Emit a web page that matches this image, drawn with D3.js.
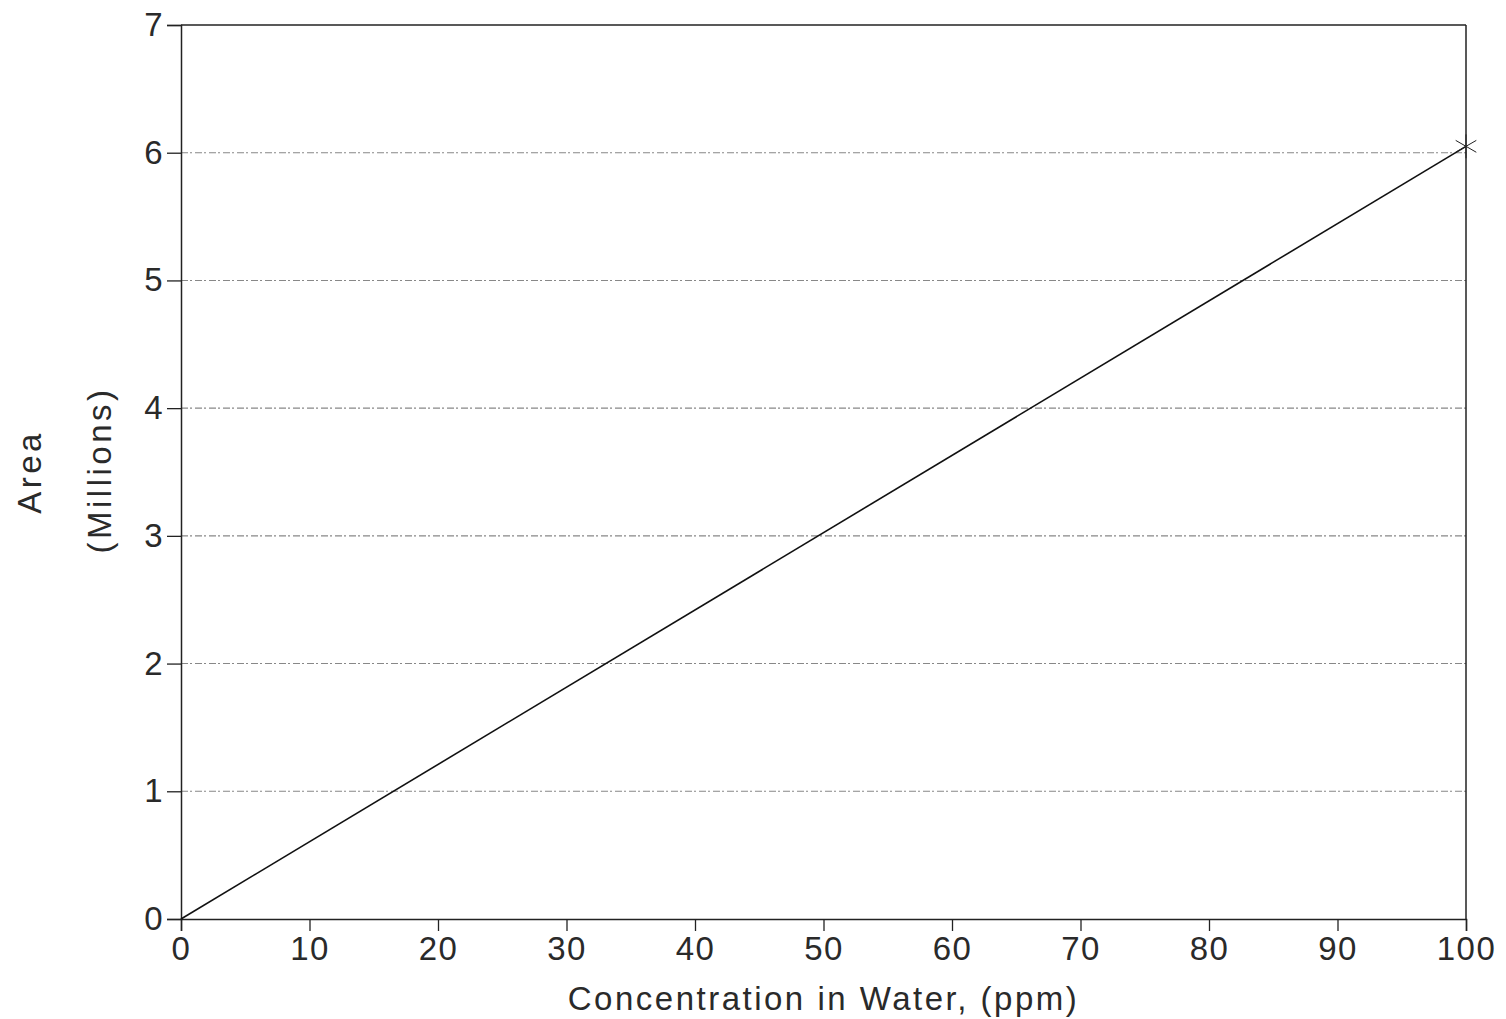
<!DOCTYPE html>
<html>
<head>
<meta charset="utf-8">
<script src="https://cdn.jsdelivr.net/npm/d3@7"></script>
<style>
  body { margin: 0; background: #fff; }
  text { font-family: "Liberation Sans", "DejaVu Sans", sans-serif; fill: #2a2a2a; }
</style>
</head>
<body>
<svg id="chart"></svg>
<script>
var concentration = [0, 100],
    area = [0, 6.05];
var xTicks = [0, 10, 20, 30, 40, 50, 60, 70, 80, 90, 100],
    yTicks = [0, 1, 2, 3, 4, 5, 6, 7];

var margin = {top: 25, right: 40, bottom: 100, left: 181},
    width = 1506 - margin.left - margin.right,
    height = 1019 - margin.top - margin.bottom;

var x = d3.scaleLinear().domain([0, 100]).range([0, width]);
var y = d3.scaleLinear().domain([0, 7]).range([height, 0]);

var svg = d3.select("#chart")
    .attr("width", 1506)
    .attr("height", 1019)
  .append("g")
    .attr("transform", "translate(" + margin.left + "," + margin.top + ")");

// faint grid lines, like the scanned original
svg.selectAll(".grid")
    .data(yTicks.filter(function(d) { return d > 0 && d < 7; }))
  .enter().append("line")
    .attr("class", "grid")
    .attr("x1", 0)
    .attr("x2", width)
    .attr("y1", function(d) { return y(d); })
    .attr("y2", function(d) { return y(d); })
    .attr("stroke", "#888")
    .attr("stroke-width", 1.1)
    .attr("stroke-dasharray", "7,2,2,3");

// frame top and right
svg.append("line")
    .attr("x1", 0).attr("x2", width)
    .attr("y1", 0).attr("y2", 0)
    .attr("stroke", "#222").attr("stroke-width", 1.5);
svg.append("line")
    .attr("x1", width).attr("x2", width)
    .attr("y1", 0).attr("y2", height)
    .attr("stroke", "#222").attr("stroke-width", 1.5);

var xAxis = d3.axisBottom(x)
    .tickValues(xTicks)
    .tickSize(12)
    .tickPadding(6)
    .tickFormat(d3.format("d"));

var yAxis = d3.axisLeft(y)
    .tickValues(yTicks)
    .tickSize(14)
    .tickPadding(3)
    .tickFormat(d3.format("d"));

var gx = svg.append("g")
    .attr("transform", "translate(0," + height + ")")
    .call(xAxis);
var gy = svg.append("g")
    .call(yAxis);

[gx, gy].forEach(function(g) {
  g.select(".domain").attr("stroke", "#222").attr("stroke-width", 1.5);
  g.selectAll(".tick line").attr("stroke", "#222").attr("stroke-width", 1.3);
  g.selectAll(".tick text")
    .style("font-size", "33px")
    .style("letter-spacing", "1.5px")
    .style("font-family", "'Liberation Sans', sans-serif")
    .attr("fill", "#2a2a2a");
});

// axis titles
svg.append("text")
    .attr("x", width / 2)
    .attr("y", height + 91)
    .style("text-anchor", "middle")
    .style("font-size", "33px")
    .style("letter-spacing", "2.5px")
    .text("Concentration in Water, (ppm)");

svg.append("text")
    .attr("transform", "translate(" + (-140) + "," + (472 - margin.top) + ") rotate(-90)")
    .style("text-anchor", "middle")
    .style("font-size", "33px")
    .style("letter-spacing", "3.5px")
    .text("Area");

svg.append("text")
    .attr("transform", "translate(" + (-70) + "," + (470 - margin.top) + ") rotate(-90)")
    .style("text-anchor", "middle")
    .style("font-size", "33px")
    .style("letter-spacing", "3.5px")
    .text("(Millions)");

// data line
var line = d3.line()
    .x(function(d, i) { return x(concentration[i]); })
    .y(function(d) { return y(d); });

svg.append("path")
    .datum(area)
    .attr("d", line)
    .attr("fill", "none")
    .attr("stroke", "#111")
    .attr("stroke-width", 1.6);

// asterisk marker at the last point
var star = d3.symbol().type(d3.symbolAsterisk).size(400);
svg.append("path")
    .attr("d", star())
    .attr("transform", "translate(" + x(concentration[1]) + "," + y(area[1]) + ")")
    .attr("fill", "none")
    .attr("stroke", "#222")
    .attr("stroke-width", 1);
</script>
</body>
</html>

-.-.-

What is asked
Repeat the lines exactly as they stand, from the opening line of the data through the line with "yTicks = [0, 1, 2, 3, 4, 5, 6, 7];". Pictures stay out of the copy.

Solution to this exercise
Emit a web page that matches this image, drawn with D3.js.
<!DOCTYPE html>
<html>
<head>
<meta charset="utf-8">
<script src="https://cdn.jsdelivr.net/npm/d3@7"></script>
<style>
  body { margin: 0; background: #fff; }
  text { font-family: "Liberation Sans", "DejaVu Sans", sans-serif; fill: #2a2a2a; }
</style>
</head>
<body>
<svg id="chart"></svg>
<script>
var concentration = [0, 100],
    area = [0, 6.05];
var xTicks = [0, 10, 20, 30, 40, 50, 60, 70, 80, 90, 100],
    yTicks = [0, 1, 2, 3, 4, 5, 6, 7];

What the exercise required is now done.